SAĞLIK - 12 Şubat 2020 Çarşamba 13:21

Bilecik’in ünlü ’Linga’ tatlısı yeni neslin yediği wafflelerden daha sağlıklı

A
A
A
Bilecik’in ünlü ’Linga’ tatlısı yeni neslin yediği wafflelerden daha sağlıklı

Bilecik İl kültür ve Turizm Müdürlüğü Folklor Araştırmacısı Elif Tuzcuoğlu Yiğit, ’Linga’ tatlısının Bilecik yöresine ait bir lezzet olduğunu, ama bunun kimsenin bilmediği anlatarak, "Linga tatlısı şimdinin krebi, waffle gibi düşünün.

Bilecik İl kültür ve Turizm Müdürlüğü Folklor Araştırmacısı Elif Tuzcuoğlu Yiğit, ’Linga’ tatlısının Bilecik yöresine ait bir lezzet olduğunu, ama bunun kimsenin bilmediği anlatarak, "Linga tatlısı şimdinin krebi, waffle gibi düşünün. Köyde bildiğin teyzemin zamanında evde su, un, yumurta ne varsa çırpıp kahvaltıya çocukları doyurabileceği bir şey değil. Yeni neslin yediği o wafflelerden daha sağlıklı" dedi.

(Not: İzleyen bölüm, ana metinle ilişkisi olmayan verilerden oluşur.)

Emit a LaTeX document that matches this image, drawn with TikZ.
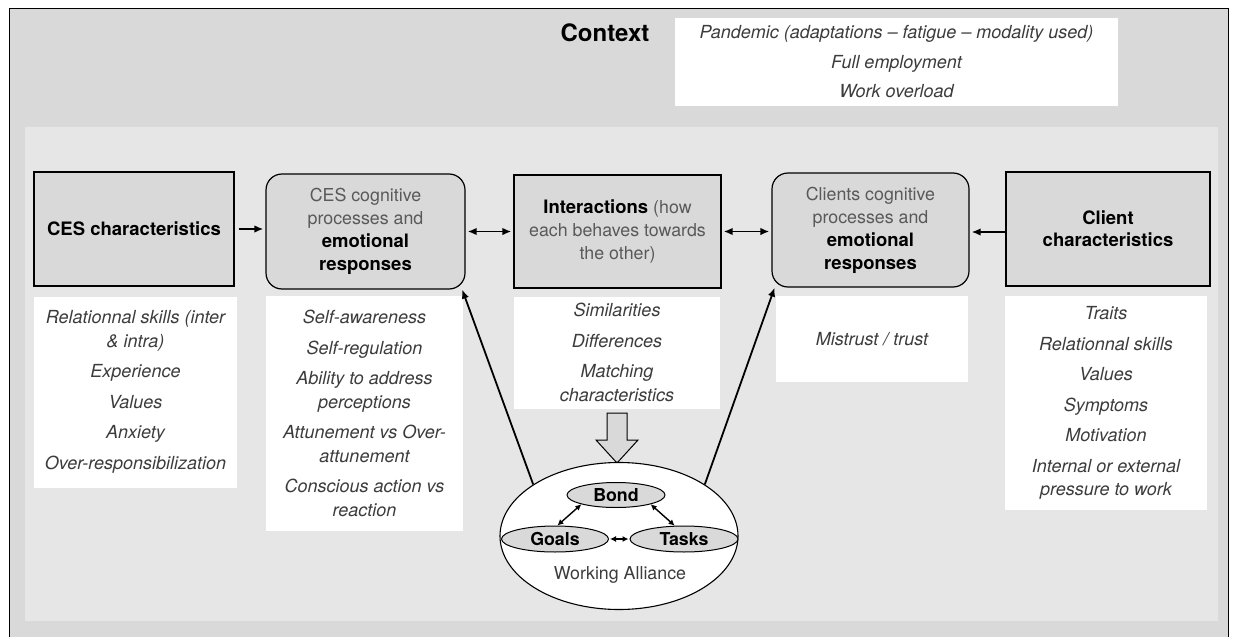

Bilecik İl Kültür ve Turizm Müdürlüğü tarafından “Turizm Platformu” kapsamında Bilecik kent belleği envanteri çalışmasına başlanıldı. İlk bilgilendirme muhtarlara yapıldı. Bilecik Valisi Bilal Şentürk başkanlığında kentte daha fazla turist çekebilmek amacıyla oluşturulan “Turizm Platformu” kapsamındaki ilk çalışma Bilecik kent belleği envanteri oldu. Bu kapsamda Bilecik İl Kültür ve Turizm Müdürlüğü çalışanları Bilecik’in Gölpazarı ilçesinde ilçe ve köy muhtarlarına ilgilendirme yaptı.



"Fazla turist alabilmemiz için önce elimiz de ne var onu görelim"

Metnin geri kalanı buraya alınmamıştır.